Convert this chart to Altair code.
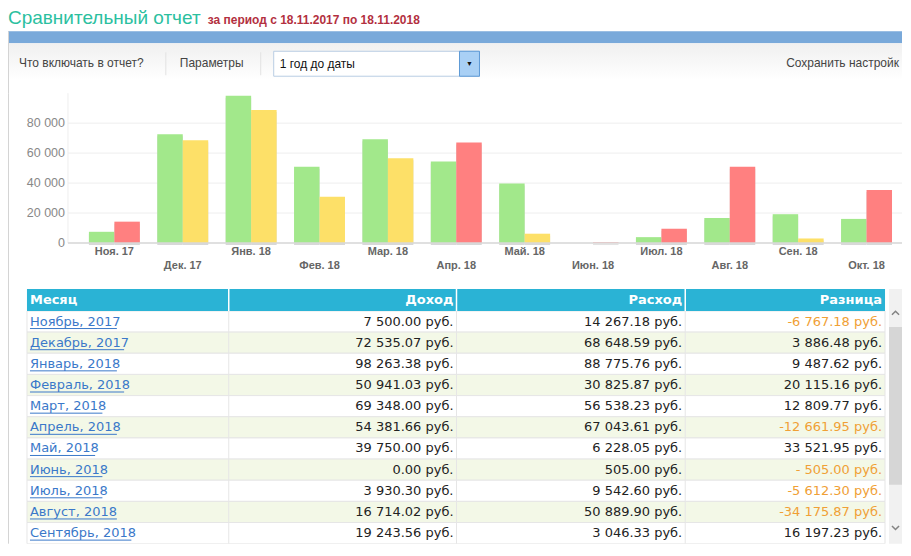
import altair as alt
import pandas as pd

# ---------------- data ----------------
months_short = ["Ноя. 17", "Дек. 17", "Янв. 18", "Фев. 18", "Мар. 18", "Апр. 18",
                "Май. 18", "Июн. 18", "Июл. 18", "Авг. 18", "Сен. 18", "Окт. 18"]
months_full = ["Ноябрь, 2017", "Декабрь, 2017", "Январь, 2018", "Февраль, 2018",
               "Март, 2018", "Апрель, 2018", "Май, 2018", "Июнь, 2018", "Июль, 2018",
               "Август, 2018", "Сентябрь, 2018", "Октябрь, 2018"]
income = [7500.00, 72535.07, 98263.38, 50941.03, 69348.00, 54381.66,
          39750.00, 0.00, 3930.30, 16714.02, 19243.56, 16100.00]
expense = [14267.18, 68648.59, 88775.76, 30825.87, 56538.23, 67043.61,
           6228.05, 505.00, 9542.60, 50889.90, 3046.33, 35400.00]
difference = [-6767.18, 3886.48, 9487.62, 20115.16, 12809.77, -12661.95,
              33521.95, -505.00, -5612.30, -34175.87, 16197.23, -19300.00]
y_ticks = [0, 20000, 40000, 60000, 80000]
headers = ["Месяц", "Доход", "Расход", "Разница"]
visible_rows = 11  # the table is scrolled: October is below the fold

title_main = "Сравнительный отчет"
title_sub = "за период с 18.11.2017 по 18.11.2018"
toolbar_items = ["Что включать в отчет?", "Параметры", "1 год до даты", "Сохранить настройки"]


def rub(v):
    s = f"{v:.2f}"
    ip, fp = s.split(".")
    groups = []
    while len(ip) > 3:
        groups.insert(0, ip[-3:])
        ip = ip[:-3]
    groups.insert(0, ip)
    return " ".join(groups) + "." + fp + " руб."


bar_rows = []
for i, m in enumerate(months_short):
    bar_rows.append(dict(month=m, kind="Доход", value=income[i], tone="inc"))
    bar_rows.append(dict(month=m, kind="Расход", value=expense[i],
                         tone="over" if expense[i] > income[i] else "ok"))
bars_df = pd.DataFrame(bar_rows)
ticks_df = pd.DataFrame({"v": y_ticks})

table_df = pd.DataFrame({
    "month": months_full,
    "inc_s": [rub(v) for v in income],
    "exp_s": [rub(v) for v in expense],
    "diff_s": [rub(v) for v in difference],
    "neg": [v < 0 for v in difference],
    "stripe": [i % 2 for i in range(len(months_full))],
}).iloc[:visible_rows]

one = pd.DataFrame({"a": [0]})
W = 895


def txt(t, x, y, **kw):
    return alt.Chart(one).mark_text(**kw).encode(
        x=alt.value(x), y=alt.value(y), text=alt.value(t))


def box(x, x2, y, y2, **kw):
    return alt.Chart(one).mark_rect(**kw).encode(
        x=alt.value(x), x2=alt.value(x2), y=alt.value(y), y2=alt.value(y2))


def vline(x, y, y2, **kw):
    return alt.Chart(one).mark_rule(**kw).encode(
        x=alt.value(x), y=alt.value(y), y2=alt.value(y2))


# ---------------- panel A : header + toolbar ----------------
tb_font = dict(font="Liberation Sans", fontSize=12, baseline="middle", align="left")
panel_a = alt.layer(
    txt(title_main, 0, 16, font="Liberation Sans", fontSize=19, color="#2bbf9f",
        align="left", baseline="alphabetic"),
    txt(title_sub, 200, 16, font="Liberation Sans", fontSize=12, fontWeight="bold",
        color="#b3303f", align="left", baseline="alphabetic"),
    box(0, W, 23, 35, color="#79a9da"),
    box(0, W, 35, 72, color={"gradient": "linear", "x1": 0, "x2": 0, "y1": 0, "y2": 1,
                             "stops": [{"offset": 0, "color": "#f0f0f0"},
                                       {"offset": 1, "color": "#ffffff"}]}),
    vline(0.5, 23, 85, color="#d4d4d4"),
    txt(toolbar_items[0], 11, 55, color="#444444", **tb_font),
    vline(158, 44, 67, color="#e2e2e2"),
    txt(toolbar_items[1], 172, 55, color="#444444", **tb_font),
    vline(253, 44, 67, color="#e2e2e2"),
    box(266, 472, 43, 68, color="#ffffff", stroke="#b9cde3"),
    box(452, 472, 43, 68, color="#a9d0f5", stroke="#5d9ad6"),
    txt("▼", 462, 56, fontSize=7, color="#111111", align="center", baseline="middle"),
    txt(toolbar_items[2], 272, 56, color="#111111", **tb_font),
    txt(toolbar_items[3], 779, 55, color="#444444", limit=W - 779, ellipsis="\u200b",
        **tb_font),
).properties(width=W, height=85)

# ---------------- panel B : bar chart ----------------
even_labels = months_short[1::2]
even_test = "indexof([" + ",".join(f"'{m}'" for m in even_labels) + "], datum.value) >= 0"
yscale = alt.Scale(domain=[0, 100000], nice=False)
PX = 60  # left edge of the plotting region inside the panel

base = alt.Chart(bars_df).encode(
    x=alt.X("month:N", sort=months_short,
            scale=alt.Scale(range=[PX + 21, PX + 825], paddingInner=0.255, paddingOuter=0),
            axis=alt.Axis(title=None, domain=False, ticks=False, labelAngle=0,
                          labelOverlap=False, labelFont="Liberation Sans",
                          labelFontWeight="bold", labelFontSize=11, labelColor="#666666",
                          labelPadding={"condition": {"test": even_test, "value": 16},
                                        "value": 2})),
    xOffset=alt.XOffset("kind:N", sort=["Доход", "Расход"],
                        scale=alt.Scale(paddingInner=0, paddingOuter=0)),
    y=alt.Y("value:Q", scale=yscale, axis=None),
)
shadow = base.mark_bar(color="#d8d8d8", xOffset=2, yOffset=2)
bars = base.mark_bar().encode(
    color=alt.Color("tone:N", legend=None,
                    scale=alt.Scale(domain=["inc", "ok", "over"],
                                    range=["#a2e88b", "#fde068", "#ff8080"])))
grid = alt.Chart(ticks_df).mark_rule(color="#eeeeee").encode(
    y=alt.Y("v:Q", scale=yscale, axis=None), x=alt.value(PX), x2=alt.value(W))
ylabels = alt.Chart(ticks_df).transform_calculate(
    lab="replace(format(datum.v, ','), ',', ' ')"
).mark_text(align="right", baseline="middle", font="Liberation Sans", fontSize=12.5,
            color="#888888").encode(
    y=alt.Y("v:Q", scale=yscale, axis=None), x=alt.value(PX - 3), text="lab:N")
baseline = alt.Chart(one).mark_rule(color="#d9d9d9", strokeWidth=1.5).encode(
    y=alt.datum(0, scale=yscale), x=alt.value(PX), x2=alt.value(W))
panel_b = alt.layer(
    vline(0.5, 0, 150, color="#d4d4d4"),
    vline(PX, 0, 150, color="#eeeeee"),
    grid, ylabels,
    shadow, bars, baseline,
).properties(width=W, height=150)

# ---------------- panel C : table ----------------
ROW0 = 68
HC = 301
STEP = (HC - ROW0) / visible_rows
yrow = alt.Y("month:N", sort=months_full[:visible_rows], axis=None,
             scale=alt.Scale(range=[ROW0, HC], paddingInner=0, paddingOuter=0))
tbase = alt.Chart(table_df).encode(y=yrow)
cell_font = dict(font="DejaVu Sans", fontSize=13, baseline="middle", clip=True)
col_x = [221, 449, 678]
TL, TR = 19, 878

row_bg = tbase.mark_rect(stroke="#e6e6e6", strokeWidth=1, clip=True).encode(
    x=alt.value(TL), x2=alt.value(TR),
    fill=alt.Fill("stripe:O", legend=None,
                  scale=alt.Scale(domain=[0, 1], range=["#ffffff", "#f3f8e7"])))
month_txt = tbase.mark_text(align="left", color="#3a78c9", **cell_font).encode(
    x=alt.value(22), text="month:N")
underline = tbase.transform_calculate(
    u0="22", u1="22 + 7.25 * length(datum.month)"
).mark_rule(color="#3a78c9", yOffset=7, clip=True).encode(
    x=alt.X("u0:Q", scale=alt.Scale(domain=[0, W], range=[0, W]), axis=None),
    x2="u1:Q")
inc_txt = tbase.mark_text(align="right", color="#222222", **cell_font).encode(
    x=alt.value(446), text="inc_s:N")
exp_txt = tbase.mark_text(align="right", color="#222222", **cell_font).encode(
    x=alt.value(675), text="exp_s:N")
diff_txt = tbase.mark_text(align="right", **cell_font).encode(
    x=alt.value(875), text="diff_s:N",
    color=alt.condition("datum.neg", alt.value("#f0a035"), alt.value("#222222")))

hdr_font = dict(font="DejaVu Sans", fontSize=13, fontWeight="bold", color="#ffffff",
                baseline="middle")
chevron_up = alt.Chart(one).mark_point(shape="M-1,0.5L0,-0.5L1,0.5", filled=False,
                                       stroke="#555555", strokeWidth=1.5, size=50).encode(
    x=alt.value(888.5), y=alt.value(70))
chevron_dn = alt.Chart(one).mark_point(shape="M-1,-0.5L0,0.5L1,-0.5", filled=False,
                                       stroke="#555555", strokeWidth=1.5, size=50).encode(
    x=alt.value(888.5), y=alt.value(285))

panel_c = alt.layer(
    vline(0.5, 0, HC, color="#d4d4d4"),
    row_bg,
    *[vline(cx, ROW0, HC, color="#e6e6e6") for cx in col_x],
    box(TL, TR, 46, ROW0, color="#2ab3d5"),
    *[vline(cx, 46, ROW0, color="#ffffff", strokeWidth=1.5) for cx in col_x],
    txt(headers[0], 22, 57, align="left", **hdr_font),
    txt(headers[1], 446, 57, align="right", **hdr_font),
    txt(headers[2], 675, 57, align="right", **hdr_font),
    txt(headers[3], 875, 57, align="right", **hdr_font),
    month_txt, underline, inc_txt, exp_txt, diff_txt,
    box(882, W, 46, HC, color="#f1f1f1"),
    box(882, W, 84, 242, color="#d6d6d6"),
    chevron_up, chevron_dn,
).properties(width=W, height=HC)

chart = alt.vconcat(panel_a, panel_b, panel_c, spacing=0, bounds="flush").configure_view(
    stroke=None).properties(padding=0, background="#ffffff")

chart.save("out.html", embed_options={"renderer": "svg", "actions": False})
══════
● Task statement: Repeat the lines of the listing above verbatim, beginning at its first line and ending at the line containing "visible_rows = 11", which is included. Omit pictures.

● Solution to this problem:
Convert this chart to Altair code.
import altair as alt
import pandas as pd

# ---------------- data ----------------
months_short = ["Ноя. 17", "Дек. 17", "Янв. 18", "Фев. 18", "Мар. 18", "Апр. 18",
                "Май. 18", "Июн. 18", "Июл. 18", "Авг. 18", "Сен. 18", "Окт. 18"]
months_full = ["Ноябрь, 2017", "Декабрь, 2017", "Январь, 2018", "Февраль, 2018",
               "Март, 2018", "Апрель, 2018", "Май, 2018", "Июнь, 2018", "Июль, 2018",
               "Август, 2018", "Сентябрь, 2018", "Октябрь, 2018"]
income = [7500.00, 72535.07, 98263.38, 50941.03, 69348.00, 54381.66,
          39750.00, 0.00, 3930.30, 16714.02, 19243.56, 16100.00]
expense = [14267.18, 68648.59, 88775.76, 30825.87, 56538.23, 67043.61,
           6228.05, 505.00, 9542.60, 50889.90, 3046.33, 35400.00]
difference = [-6767.18, 3886.48, 9487.62, 20115.16, 12809.77, -12661.95,
              33521.95, -505.00, -5612.30, -34175.87, 16197.23, -19300.00]
y_ticks = [0, 20000, 40000, 60000, 80000]
headers = ["Месяц", "Доход", "Расход", "Разница"]
visible_rows = 11  # the table is scrolled: October is below the fold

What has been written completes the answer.